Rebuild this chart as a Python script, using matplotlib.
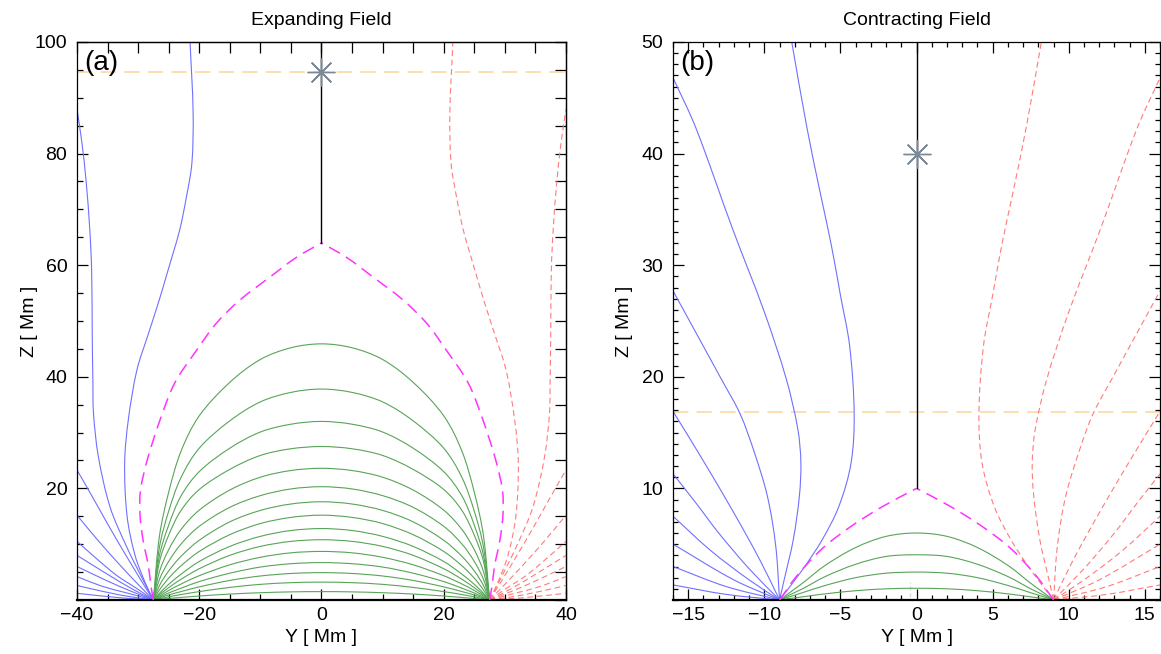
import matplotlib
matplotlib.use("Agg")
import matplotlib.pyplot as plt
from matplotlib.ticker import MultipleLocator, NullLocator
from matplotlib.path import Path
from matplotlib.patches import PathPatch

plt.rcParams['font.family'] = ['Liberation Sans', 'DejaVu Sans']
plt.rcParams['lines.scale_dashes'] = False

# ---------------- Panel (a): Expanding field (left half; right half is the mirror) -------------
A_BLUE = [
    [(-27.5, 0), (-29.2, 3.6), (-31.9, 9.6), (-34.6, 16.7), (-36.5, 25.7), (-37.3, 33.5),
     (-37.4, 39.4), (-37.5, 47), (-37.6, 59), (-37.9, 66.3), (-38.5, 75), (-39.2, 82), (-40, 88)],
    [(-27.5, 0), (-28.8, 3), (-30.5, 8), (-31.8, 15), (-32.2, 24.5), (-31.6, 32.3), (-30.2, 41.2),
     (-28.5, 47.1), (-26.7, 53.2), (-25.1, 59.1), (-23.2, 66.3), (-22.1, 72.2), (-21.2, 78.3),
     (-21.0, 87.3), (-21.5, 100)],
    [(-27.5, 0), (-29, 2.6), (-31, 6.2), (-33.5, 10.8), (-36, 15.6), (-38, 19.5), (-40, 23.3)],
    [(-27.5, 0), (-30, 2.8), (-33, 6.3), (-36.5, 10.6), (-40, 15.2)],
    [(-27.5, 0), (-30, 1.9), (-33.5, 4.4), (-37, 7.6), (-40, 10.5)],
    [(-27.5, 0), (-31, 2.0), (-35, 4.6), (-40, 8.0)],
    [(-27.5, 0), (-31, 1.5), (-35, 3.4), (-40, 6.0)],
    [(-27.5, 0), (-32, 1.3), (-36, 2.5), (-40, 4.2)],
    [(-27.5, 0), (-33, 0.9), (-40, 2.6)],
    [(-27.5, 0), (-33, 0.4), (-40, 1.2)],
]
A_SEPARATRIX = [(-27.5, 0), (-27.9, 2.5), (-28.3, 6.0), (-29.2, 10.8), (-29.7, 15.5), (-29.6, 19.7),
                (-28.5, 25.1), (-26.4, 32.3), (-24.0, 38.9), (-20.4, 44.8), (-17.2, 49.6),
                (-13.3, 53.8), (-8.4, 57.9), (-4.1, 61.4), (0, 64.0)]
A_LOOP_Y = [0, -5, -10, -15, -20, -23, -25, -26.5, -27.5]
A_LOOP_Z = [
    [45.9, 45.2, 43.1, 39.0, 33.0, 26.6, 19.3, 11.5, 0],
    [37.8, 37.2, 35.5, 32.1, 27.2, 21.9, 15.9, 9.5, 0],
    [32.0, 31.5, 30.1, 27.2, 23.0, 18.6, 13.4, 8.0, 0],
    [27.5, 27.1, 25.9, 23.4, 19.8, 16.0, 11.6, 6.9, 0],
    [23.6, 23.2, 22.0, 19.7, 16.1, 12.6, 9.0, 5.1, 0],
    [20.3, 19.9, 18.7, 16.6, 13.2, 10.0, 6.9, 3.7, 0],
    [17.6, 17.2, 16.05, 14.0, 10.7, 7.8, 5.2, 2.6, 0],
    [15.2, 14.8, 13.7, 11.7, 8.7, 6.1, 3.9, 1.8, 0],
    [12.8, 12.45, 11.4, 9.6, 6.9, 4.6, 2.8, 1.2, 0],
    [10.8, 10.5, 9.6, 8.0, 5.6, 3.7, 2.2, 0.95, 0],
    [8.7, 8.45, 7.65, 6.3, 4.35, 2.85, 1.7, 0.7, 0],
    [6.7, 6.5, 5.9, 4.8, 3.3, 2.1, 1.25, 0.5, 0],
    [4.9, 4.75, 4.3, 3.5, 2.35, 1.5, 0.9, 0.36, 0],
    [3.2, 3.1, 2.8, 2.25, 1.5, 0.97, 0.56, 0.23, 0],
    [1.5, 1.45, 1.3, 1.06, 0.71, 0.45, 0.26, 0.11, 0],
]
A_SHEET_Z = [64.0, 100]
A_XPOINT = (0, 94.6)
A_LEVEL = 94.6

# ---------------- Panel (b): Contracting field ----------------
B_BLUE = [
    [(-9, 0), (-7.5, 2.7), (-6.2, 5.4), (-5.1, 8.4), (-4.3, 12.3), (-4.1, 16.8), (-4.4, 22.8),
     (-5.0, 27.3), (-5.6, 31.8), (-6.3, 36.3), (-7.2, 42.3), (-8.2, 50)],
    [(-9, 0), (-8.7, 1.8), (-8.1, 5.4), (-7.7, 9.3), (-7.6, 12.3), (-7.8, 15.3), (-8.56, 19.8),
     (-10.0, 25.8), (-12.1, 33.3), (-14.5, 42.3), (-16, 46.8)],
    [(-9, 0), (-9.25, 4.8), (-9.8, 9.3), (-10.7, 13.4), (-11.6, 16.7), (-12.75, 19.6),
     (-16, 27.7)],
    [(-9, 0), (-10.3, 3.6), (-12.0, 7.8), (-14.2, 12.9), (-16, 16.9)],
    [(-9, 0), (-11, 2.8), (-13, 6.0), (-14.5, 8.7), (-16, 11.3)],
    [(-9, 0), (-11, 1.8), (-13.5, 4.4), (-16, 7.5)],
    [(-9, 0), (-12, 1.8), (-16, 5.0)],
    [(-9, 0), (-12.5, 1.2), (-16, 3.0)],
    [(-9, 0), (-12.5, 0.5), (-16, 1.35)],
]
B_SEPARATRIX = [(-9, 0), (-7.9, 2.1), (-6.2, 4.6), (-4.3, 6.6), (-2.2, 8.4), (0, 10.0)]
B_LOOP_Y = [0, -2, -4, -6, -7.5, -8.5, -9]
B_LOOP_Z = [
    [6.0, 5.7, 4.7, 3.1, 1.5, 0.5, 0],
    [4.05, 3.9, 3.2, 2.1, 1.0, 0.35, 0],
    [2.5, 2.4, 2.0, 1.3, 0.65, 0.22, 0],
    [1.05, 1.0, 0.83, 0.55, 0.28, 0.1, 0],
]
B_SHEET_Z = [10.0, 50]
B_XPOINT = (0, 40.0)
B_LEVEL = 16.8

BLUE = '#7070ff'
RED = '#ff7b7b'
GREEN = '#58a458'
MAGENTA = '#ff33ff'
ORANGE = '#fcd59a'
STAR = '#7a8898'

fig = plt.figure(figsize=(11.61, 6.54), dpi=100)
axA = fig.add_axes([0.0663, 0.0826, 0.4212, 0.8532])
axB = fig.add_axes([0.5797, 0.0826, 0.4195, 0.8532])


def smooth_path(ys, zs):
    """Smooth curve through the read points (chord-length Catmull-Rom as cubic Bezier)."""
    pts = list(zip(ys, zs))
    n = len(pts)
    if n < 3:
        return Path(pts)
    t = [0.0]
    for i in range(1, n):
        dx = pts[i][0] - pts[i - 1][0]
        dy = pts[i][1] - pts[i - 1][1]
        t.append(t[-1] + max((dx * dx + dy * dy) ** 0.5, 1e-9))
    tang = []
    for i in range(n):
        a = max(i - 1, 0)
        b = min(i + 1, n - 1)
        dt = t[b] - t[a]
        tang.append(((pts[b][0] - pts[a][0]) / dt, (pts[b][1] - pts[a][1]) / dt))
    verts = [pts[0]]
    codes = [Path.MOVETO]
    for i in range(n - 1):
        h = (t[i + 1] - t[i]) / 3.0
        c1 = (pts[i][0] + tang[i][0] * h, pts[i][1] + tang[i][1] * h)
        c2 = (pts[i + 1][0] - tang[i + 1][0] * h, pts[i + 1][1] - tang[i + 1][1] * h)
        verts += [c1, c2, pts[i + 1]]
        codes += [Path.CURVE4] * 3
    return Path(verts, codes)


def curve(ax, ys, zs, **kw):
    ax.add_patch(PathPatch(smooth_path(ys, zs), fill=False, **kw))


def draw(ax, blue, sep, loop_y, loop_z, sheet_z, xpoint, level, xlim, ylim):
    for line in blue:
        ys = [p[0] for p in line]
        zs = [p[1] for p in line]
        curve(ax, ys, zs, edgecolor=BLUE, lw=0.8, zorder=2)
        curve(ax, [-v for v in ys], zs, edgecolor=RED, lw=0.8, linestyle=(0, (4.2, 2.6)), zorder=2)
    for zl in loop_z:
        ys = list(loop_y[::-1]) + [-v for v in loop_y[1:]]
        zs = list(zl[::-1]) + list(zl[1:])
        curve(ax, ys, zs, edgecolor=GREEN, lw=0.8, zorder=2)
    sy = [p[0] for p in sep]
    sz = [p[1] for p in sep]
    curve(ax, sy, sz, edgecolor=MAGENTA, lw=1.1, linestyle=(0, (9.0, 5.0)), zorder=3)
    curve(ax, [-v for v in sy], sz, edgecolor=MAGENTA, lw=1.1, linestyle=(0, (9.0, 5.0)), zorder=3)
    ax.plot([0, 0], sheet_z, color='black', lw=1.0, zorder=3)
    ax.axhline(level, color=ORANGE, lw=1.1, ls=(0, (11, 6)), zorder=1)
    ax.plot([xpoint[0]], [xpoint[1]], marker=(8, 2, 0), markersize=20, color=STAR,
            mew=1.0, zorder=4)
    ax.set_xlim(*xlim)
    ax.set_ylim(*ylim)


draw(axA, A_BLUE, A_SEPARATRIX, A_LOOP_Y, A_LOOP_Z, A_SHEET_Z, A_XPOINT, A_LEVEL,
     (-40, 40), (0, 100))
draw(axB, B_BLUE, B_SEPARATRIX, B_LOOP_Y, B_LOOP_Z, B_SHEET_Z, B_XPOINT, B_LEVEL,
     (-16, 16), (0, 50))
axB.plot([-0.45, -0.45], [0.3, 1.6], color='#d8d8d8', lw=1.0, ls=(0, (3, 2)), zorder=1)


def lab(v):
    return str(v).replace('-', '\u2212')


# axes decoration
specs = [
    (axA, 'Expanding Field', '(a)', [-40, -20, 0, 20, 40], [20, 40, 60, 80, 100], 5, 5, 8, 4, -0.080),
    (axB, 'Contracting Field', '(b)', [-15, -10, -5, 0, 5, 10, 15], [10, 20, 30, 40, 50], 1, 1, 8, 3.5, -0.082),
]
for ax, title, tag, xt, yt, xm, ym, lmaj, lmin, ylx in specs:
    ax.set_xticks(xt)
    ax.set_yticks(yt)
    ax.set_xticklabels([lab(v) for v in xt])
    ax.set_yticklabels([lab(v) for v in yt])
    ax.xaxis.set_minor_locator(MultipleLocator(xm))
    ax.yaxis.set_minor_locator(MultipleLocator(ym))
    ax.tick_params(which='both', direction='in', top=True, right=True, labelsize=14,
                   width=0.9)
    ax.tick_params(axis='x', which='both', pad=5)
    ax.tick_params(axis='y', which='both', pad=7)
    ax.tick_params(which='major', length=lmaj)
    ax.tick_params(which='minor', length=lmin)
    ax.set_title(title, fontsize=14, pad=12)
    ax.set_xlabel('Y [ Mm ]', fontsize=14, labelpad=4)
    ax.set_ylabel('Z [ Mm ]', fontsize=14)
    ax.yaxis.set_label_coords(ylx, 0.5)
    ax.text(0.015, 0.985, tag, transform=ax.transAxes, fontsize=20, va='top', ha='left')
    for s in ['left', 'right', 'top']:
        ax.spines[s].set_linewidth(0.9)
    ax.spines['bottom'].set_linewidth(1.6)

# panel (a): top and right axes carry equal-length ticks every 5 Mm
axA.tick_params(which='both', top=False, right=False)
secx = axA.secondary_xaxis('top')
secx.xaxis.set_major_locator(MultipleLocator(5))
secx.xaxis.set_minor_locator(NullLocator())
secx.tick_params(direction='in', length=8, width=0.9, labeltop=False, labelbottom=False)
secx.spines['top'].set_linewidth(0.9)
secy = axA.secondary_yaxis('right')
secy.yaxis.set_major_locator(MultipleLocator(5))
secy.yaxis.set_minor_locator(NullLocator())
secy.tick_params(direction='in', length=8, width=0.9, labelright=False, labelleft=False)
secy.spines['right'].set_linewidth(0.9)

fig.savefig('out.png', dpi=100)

> **EXERCISE PROMPT**
Without the pictures, return the listing above from its first line through the line that has "plt.rcParams['lines.scale_dashes'] = False".

> **RESULT FOR THIS TASK**
Rebuild this chart as a Python script, using matplotlib.
import matplotlib
matplotlib.use("Agg")
import matplotlib.pyplot as plt
from matplotlib.ticker import MultipleLocator, NullLocator
from matplotlib.path import Path
from matplotlib.patches import PathPatch

plt.rcParams['font.family'] = ['Liberation Sans', 'DejaVu Sans']
plt.rcParams['lines.scale_dashes'] = False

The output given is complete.